There are a very few open source projects which are able to achieve this properly.

 

Distributions/Projects

 

  1. OpenMosix – This still uses 2.4 kernel ( based on FC2).

It manages to create SSI to  quite an extent but fails to recover when a node faults. The upcoming 2.6 kernel release would likely take care of these things.

 

It somewhat fails to live up to expectations when 2.6 kernel features like network and storage drivers are required.

 

  1. OpenSSI – Much recent but mature than OpenMosix.

It meets almost all the SSI standards and is fault tolerant to quite an extent.

 

OpenSSI-1.9 (2.0 beta) comes with all the 2.6 kernel features and network drivers. It also suppports PVFS and GFS to create a single device namespace.

 

  1. ClusterKnoppix (http://clusterknoppix.sw.be/)

This is ready to use OpenMosix bases distribution which can help you setup a small cluster in a very short time. This can be used

 

OpenSSI and OpenMosix are just projects which provide a couple of RPMs which include a patched up kernel and some basic cluster monitoring software.

 

OpenSSI takes advantage of two more projects – Open Cluste Intrastructure (OpenCI) and Linux Virtual Server (LVS) to manage cluster and make it more fault tollerent.

 

 

Technical information on SSI

 

The SSI model uses different techniques to create a single image. After linux kernel 2.6 many of these projects got a big boost from some new features in introduced in the kernel.

 

Here is a brief over view -

 

Network

Almost all the projects use LVS (Linux Virtual Server) or like functionality which is build into 2.6 kernel. The load-balancing the network connections by making all the nodes listen of a particular IP on its “lo” (loop back) network interface. Which means they would never reply to any arp requests for that IP, but would server any incoming connections.

 

Then only master service the arp requests and pass the connection to different server depending upon the load.

 

 

Process

If the migrating process/thread has some open file-descriptors or shared inter-process memory in use, the parent (one who starts migration) starts of a ghost process locally which keeps track of what ever resources the threads needs on the original/parent node.

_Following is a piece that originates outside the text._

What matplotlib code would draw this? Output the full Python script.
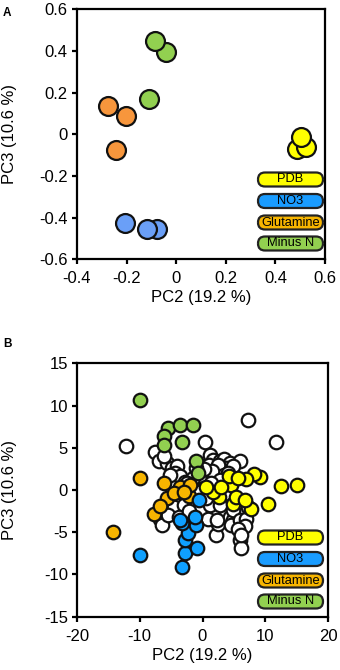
import matplotlib
matplotlib.use("Agg")
import matplotlib.pyplot as plt
from matplotlib.patches import FancyBboxPatch

plt.rcParams['font.family'] = ['Liberation Sans', 'DejaVu Sans']
plt.rcParams['axes.unicode_minus'] = False

# ---------------- Data: panel A ----------------
a_pdb_x = [0.486, 0.522, 0.503]
a_pdb_y = [-0.070, -0.060, -0.015]
a_no3_x = [-0.207, -0.078, -0.118]
a_no3_y = [-0.424, -0.453, -0.453]
a_glu_x = [-0.277, -0.203, -0.242]
a_glu_y = [0.136, 0.090, -0.075]
a_mn_x = [-0.042, -0.085, -0.108]
a_mn_y = [0.397, 0.450, 0.170]

# ---------------- Data: panel B ----------------
b_open_x = [-12.2, 7.3, 11.7, 0.4,
            -7.5, -7.0, -5.7, -4.9, -4.1, -4.4, -3.6, -6.2, -5.2, -2.8,
            1.2, 1.7, 2.8, 3.4, 4.4, 6.0, 2.0, 3.0, 3.8, 4.9, 2.3, 0.7, -0.4, -1.5, -2.5,
            1.0, 2.5, 3.5, 1.5, 0.2, -1.0, 4.0, 2.8, 1.4, 0.3,
            -3.3, -4.1, -4.6, -6.8, -6.5, -4.6, -3.0, -5.5, -3.8, -2.2, -1.8, -0.8,
            1.7, 1.2, 2.1, 2.5, 2.8, 4.4, 4.9, 4.6, 4.9, 6.0, 7.0, 7.2, 6.8, 6.0, 6.2,
            5.7, 6.2, 0.9, 2.3, 0.5, 3.5]
b_open_y = [5.2, 8.3, 5.7, 5.7,
            4.5, 3.4, 3.2, 2.6, 2.8, 2.0, 1.6, 4.0, 1.8, 1.0,
            4.1, 3.6, 3.4, 3.7, 3.2, 3.4, 2.6, 2.4, 2.6, 2.8, 2.0, 1.6, 1.2, 1.4, 0.8,
            3.0, 3.0, 1.8, 2.2, 2.5, 2.6, 2.0, 1.2, 0.8, 0.2,
            -1.6, -1.8, -2.8, -3.4, -4.1, -2.0, -1.8, -3.0, -3.2, -2.5, -0.5, -0.2,
            -2.6, -1.8, -5.3, -4.0, -1.8, -3.2, -3.6, -4.1, -2.4, -3.6, -3.4, -2.0, -4.3, -5.9, -6.9,
            -4.6, -5.3, -3.4, -3.6, -1.0, -0.5]
b_pdb_x = [15.1, 12.5, 10.5, 9.2, 8.2, 7.0, 4.6, 4.9, 7.8, 5.4, 2.6, 1.6, 0.5, 4.2, 5.7, 3.0, 6.8]
b_pdb_y = [0.6, 0.5, -1.7, 1.5, 1.9, 1.3, 0.6, -1.6, -2.2, -0.8, -0.8, -0.2, 0.3, 1.6, 1.4, 0.3, -1.2]
b_no3_x = [-10.0, -3.3, -2.8, -0.8, -2.8, -2.3, -1.1, -3.3, -3.6, -1.2, -0.6]
b_no3_y = [-7.7, -9.1, -7.5, -6.9, -5.9, -5.1, -4.1, -3.9, -3.6, -3.2, -1.2]
b_glu_x = [-10.0, -14.2, -6.2, -7.8, -5.7, -6.8, -3.6, -2.2, -2.0, -4.6, -3.0]
b_glu_y = [1.4, -5.0, 0.8, -2.8, -0.9, -1.9, 0.3, -0.7, 0.6, -0.3, -0.2]
b_mn_x = [-10.0, -5.5, -6.2, -6.2, -3.6, -1.5, -3.3, -1.0, -0.7]
b_mn_y = [10.6, 7.3, 6.4, 5.3, 7.7, 7.7, 5.7, 3.4, 2.0]

legend_labels = ['PDB', 'NO3', 'Glutamine', 'Minus N']
legend_colors = ['#FFFF00', '#1A9CFF', '#F7B500', '#92D050']
a_colors = {'pdb': '#FFFF00', 'no3': '#6A9FF7', 'glu': '#F7963C', 'mn': '#92D050'}
b_colors = {'pdb': '#FFFF00', 'no3': '#0FA0FF', 'glu': '#F7B500', 'mn': '#92D050'}

xlabel = 'PC2 (19.2 %)'
ylabel = 'PC3 (10.6 %)'

W, H = 340, 670
fig = plt.figure(figsize=(W / 100, H / 100), dpi=100)

def px_axes(l, r, t, b):
    return fig.add_axes([l / W, (H - b) / H, (r - l) / W, (b - t) / H])

axA = px_axes(77, 325, 9.3, 259.3)
axB = px_axes(77, 328, 363.3, 616.7)

ec = '#111111'
lw = 1.6
sA = 185
sB = 95
axA.scatter(a_glu_x, a_glu_y, s=sA, c=a_colors['glu'], edgecolors=ec, linewidths=lw, zorder=3)
axA.scatter(a_mn_x, a_mn_y, s=sA, c=a_colors['mn'], edgecolors=ec, linewidths=lw, zorder=3)
axA.scatter(a_no3_x, a_no3_y, s=sA, c=a_colors['no3'], edgecolors=ec, linewidths=lw, zorder=3)
axA.scatter(a_pdb_x, a_pdb_y, s=sA, c=a_colors['pdb'], edgecolors=ec, linewidths=lw, zorder=3)
axA.set_xlim(-0.4, 0.6)
axA.set_ylim(-0.6, 0.6)
axA.set_xticks([-0.4, -0.2, 0, 0.2, 0.4, 0.6])
axA.set_xticklabels(['-0.4', '-0.2', '0', '0.2', '0.4', '0.6'])
axA.set_yticks([-0.6, -0.4, -0.2, 0, 0.2, 0.4, 0.6])
axA.set_yticklabels(['-0.6', '-0.4', '-0.2', '0', '0.2', '0.4', '0.6'])

axB.scatter(b_open_x, b_open_y, s=sB, c='white', edgecolors=ec, linewidths=lw, zorder=2)
axB.scatter(b_glu_x, b_glu_y, s=sB, c=b_colors['glu'], edgecolors=ec, linewidths=lw, zorder=3)
axB.scatter(b_pdb_x, b_pdb_y, s=sB, c=b_colors['pdb'], edgecolors=ec, linewidths=lw, zorder=3)
axB.scatter(b_no3_x, b_no3_y, s=sB, c=b_colors['no3'], edgecolors=ec, linewidths=lw, zorder=3)
axB.scatter(b_mn_x, b_mn_y, s=sB, c=b_colors['mn'], edgecolors=ec, linewidths=lw, zorder=3)
axB.set_xlim(-20, 20)
axB.set_ylim(-15, 15)
axB.set_xticks([-20, -10, 0, 10, 20])
axB.set_yticks([-15, -10, -5, 0, 5, 10, 15])

for ax in (axA, axB):
    for sp in ax.spines.values():
        sp.set_linewidth(1.6)
        sp.set_color('black')
    ax.tick_params(direction='out', length=3.6, width=1.6, labelsize=12)
    ax.tick_params(axis='x', pad=5)
    ax.tick_params(axis='y', pad=3)
    ax.set_xlabel(xlabel, fontsize=12, labelpad=3)
    ax.set_ylabel(ylabel, fontsize=12, va='center')
    ax.yaxis.set_label_coords(-67 / (ax.get_position().width * W), 0.5)

# legend boxes (drawn in figure pixel space)
def draw_legend(centers_px):
    for lab, col, cy in zip(legend_labels, legend_colors, centers_px):
        h = 14.0
        x0, x1 = 258.0, 323.0
        y0 = (H - cy - h / 2) / 100
        box = FancyBboxPatch((x0 / 100, y0), (x1 - x0) / 100, h / 100,
                             boxstyle='round,pad=0,rounding_size=0.07',
                             transform=fig.dpi_scale_trans, facecolor=col,
                             edgecolor='#222222', linewidth=1.6, zorder=10)
        fig.add_artist(box)
        fig.text((x0 + x1) / 2 / W, (H - cy) / H, lab, ha='center', va='center',
                 fontsize=9.3, color='black', zorder=11)

draw_legend([179.5, 201.0, 222.5, 243.5])
draw_legend([537.5, 559.0, 580.5, 601.5])

fig.text(3 / W, (H - 13) / H, 'A', fontsize=8.5, fontweight='bold', ha='left', va='center')
fig.text(3 / W, (H - 344) / H, 'B', fontsize=8.5, fontweight='bold', ha='left', va='center')

fig.savefig('out.png', dpi=100)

This technique also helps in fault-tolerance.

 

 

Device and File-system

The uniformity of file-system and storage device is handled by PVFS or GFS. Both of them have something called i/o fencing and global lock managers which help the nodes synchronize the locking and concurrency issues which writing to the disk.

 

 

Other Changes

The proc and process management hooks have beed added. A detailed description of this can be obtained from the site ( and is beyond the scope of this documents).

 

 

OpenSSI Vs OpenMosix

 

I am very sure you must be wondering now whats the difference between OpenSSi and OpenMosix .. here is a bit old but still very much valid summary -

 

http://sourceforge.net/mailarchive/forum.php?thread_id=5860473&forum_id=21441

 

But, after you Read this also read the refute by OpenMosix guys -

http://openmosix.sourceforge.net/openssi_refute.html

 

Although, the later link is not very much correct.

 

 

Building SSI cluster

 

The hardware requirements, interconnect and clustering basics of a SSI cluster are no different from the master/slave clusters.

 

The installation also is much simpler, SSI doesn't require you to install the OS on all the nodes but just the master node. But, the compute nodes must be network bootable i.e support PXE or Ethernet boot  options.

 

OpenMosix and OpenSSI have slightly different installation procedures, but to give an overview the following steps are involved -

 

  1. Install FC3/FC2 (depending upon the distribution) on master node
  2. Decide the network topology (as discussed previously)
  3. Install distribution RPMS ( this has modified kernel and a few apps)
  4. Run a configuration script which -

1.       Configures the boot loader to boot from a local partition

2.       Takes mac addresses of nodes and prepares boot image for them

3.       Sets up PVFS or GFS

4.       Kicks of some clustering software configuration (for LVS and OpenCI)

  1. Reboot

 

and you are ready with a cluster. ClusterKnoppix comes with some pre-configured software  and comes very handy if you want to test SSI out.

 

And this may take you by surprise but with OpenSSI you can use Xwindows applications also ... that too from my node !!

 

 

Disadvantages of SSI

The only applications which can take full advantages for openSSI are threaded applications like the webserver. Threads and processes can be migrated to other nodes but there is a cost of performance associated with it.

 

Also, due to these restrictions adding one more node doesn't linearly add to performance of the application or the cluster.

 

 

Where You can't use clustering -

 

  1. High-end Database like Oracle.  Because of two reasons –

1.       they manage there threads on there own, for concurrency.

2.       They use direct disk I/O and bypass the file-system

 

Some distributed database are specially designed to work with the cluster.

 

  1. Heavy I/O based applications .. clustering file-systems specially PVFS is known to be less reliable and available compared to other normal file-systems. Also they lag in performance.